GAAP

Generally Accepted Accounting Principles ("GAAP") are a set of accounting principles, procedures, and standards issued by the Financial Accounting Standards Board (FASB). GAAP aims to improve the comparability, consistency, and clarity of the communication of financial information. While GAAP is used in the U.S., the international equivalent, it referred to as International Financial Reporting Standards ("IFRS").

How can I use GAAP when I invest in stocks?

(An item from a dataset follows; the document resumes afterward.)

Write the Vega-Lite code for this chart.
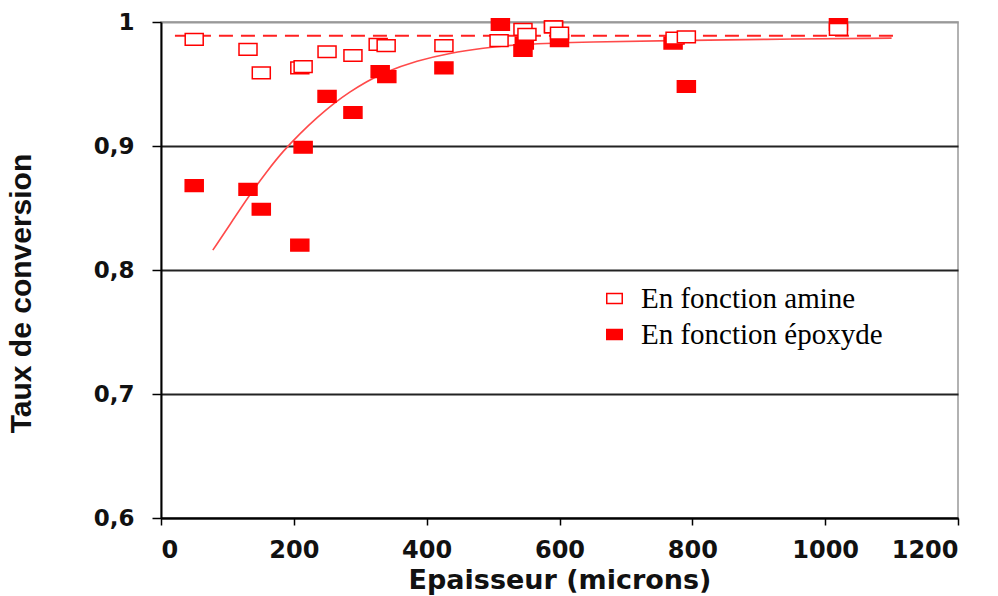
{
  "$schema": "https://vega.github.io/schema/vega-lite/v6.json",
  "width": 797,
  "height": 496,
  "autosize": {"type": "none"},
  "padding": {"left": 161, "top": 22, "right": 40, "bottom": 78},
  "background": "white",
  "datasets": {
    "points": [
      {"x": 50, "y": 0.868, "serie": "En fonction époxyde"},
      {"x": 131, "y": 0.865, "serie": "En fonction époxyde"},
      {"x": 151, "y": 0.849, "serie": "En fonction époxyde"},
      {"x": 209, "y": 0.820, "serie": "En fonction époxyde"},
      {"x": 214, "y": 0.899, "serie": "En fonction époxyde"},
      {"x": 250, "y": 0.940, "serie": "En fonction époxyde"},
      {"x": 289, "y": 0.927, "serie": "En fonction époxyde"},
      {"x": 330, "y": 0.960, "serie": "En fonction époxyde"},
      {"x": 340, "y": 0.956, "serie": "En fonction époxyde"},
      {"x": 426, "y": 0.963, "serie": "En fonction époxyde"},
      {"x": 511, "y": 0.998, "serie": "En fonction époxyde"},
      {"x": 545, "y": 0.977, "serie": "En fonction époxyde"},
      {"x": 547, "y": 0.983, "serie": "En fonction époxyde"},
      {"x": 591, "y": 0.996, "serie": "En fonction époxyde"},
      {"x": 600, "y": 0.985, "serie": "En fonction époxyde"},
      {"x": 771, "y": 0.983, "serie": "En fonction époxyde"},
      {"x": 791, "y": 0.948, "serie": "En fonction époxyde"},
      {"x": 1020, "y": 0.998, "serie": "En fonction époxyde"},
      {"x": 50, "y": 0.986, "serie": "En fonction amine"},
      {"x": 131, "y": 0.978, "serie": "En fonction amine"},
      {"x": 151, "y": 0.959, "serie": "En fonction amine"},
      {"x": 209, "y": 0.963, "serie": "En fonction amine"},
      {"x": 214, "y": 0.964, "serie": "En fonction amine"},
      {"x": 250, "y": 0.976, "serie": "En fonction amine"},
      {"x": 289, "y": 0.973, "serie": "En fonction amine"},
      {"x": 327, "y": 0.982, "serie": "En fonction amine"},
      {"x": 339, "y": 0.981, "serie": "En fonction amine"},
      {"x": 426, "y": 0.981, "serie": "En fonction amine"},
      {"x": 509, "y": 0.985, "serie": "En fonction amine"},
      {"x": 545, "y": 0.994, "serie": "En fonction amine"},
      {"x": 551, "y": 0.990, "serie": "En fonction amine"},
      {"x": 591, "y": 0.996, "serie": "En fonction amine"},
      {"x": 600, "y": 0.991, "serie": "En fonction amine"},
      {"x": 774, "y": 0.987, "serie": "En fonction amine"},
      {"x": 791, "y": 0.988, "serie": "En fonction amine"},
      {"x": 1020, "y": 0.994, "serie": "En fonction amine"}
    ],
    "curve": [
      {"x": 78, "y": 0.816}, {"x": 108, "y": 0.840}, {"x": 134, "y": 0.861},
      {"x": 160, "y": 0.880}, {"x": 184, "y": 0.896}, {"x": 209, "y": 0.910},
      {"x": 235, "y": 0.923}, {"x": 259, "y": 0.934}, {"x": 285, "y": 0.944},
      {"x": 310, "y": 0.952}, {"x": 334, "y": 0.959}, {"x": 386, "y": 0.969},
      {"x": 435, "y": 0.975}, {"x": 485, "y": 0.979}, {"x": 536, "y": 0.982},
      {"x": 650, "y": 0.984}, {"x": 768, "y": 0.985}, {"x": 900, "y": 0.986},
      {"x": 1100, "y": 0.987}
    ],
    "dashed": [
      {"x": 21, "y": 0.989}, {"x": 1113, "y": 0.989}
    ]
  },
  "encoding": {
    "x": {
      "field": "x", "type": "quantitative",
      "scale": {"domain": [0, 1200], "nice": false, "zero": false},
      "axis": {
        "title": "Epaisseur (microns)",
        "values": [0, 200, 400, 600, 800, 1000, 1200],
        "format": "d",
        "grid": false,
        "domainColor": "#000", "domainWidth": 2,
        "tickColor": "#000", "tickWidth": 1.5, "tickSize": 7,
        "labelFont": "DejaVu Sans", "labelFontWeight": "bold", "labelFontSize": 24,
        "labelColor": "#111", "labelPadding": 13,
        "titleFont": "DejaVu Sans", "titleFontWeight": "bold", "titleFontSize": 27,
        "titleColor": "#111", "titlePadding": 5
      }
    },
    "y": {
      "field": "y", "type": "quantitative",
      "scale": {"domain": [0.6, 1], "nice": false, "zero": false},
      "axis": {
        "title": "Taux de conversion",
        "values": [0.6, 0.7, 0.8, 0.9, 1],
        "labelExpr": "datum.value == 1 ? '1' : replace(format(datum.value, '.1f'), '.', ',')",
        "grid": true,
        "gridColor": {"condition": {"test": "datum.value == 1", "value": "#999999"}, "value": "#222222"},
        "gridWidth": 2,
        "domainColor": "#000", "domainWidth": 2,
        "tickColor": "#000", "tickWidth": 1.5, "tickSize": 9,
        "labelFont": "DejaVu Sans", "labelFontWeight": "bold", "labelFontSize": 23,
        "labelColor": "#111", "labelPadding": 18,
        "titleFont": "Liberation Sans", "titleFontWeight": "bold", "titleFontSize": 30,
        "titleColor": "#111", "titleAngle": -90, "titleX": -140, "titleY": 271,
        "titleBaseline": "middle", "titleAlign": "center"
      }
    }
  },
  "layer": [
    {
      "data": {"name": "dashed"},
      "mark": {"type": "line", "color": "#ff2020", "strokeWidth": 2, "strokeDash": [14, 8]}
    },
    {
      "data": {"name": "curve"},
      "mark": {"type": "line", "color": "#ff4a4a", "strokeWidth": 1.6, "interpolate": "basis"}
    },
    {
      "data": {"name": "points"},
      "mark": {
        "type": "point", "filled": true,
        "shape": "M-1,-0.65H1V0.65H-1Z",
        "size": 324, "stroke": "#ff0000", "strokeWidth": 1.5, "opacity": 1
      },
      "encoding": {
        "fill": {
          "field": "serie", "type": "nominal",
          "scale": {"domain": ["En fonction amine", "En fonction époxyde"], "range": ["#ffffff", "#ff0000"]},
          "legend": {
            "title": null,
            "orient": "none",
            "legendX": 439,
            "legendY": 262,
            "padding": 0,
            "symbolType": "M-1,-0.65H1V0.65H-1Z",
            "symbolSize": 240,
            "symbolStrokeColor": "#ff0000",
            "symbolStrokeWidth": 1.5,
            "symbolOpacity": 1,
            "labelFont": "Liberation Serif",
            "labelFontSize": 29,
            "labelColor": "#000",
            "labelOffset": 12,
            "rowPadding": 6,
            "labelLimit": 400
          }
        }
      }
    }
  ],
  "config": {
    "view": {"stroke": "#999999", "strokeWidth": 1.5}
  }
}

  • As GAAP ensures that a company's financial statements are complete, consistent and comparable, it makes it easier for you to analyse and extract useful information data from the company's financial statements. This helps you to make a more accurate and informed decision to pursue an investment venture.
  • However, GAAP has its limitations too. Firstly, GAAP is only recognised in the U.S. and not the global standard for preparing financial reports. Suppose you want to compare two stocks from the same industry but from different countries (one being the U.S.). In that case, it gets harder to make a fair comparison as these two companies use other financial reporting metrics. Furthermore, GAAP tends to take a "one-size-fits-all" approach rather than account for the immense diversity often seen between different companies. Thus, smaller businesses that may struggle to incorporate all the GAAP principles may be seen as a weaker investment option than it is.
  • While GAAP is the U.S. standard for publicly listed companies, some private companies filing for an IPO (going public) might be tempted to use non-GAAP reporting in their prospectus. An example would be WeWork, which used "community-adjusted EBITDA" for its IPO prospectus, and which subsequently drew significant criticism from the media and potential investors, resulting in the shelving of its IPO plans.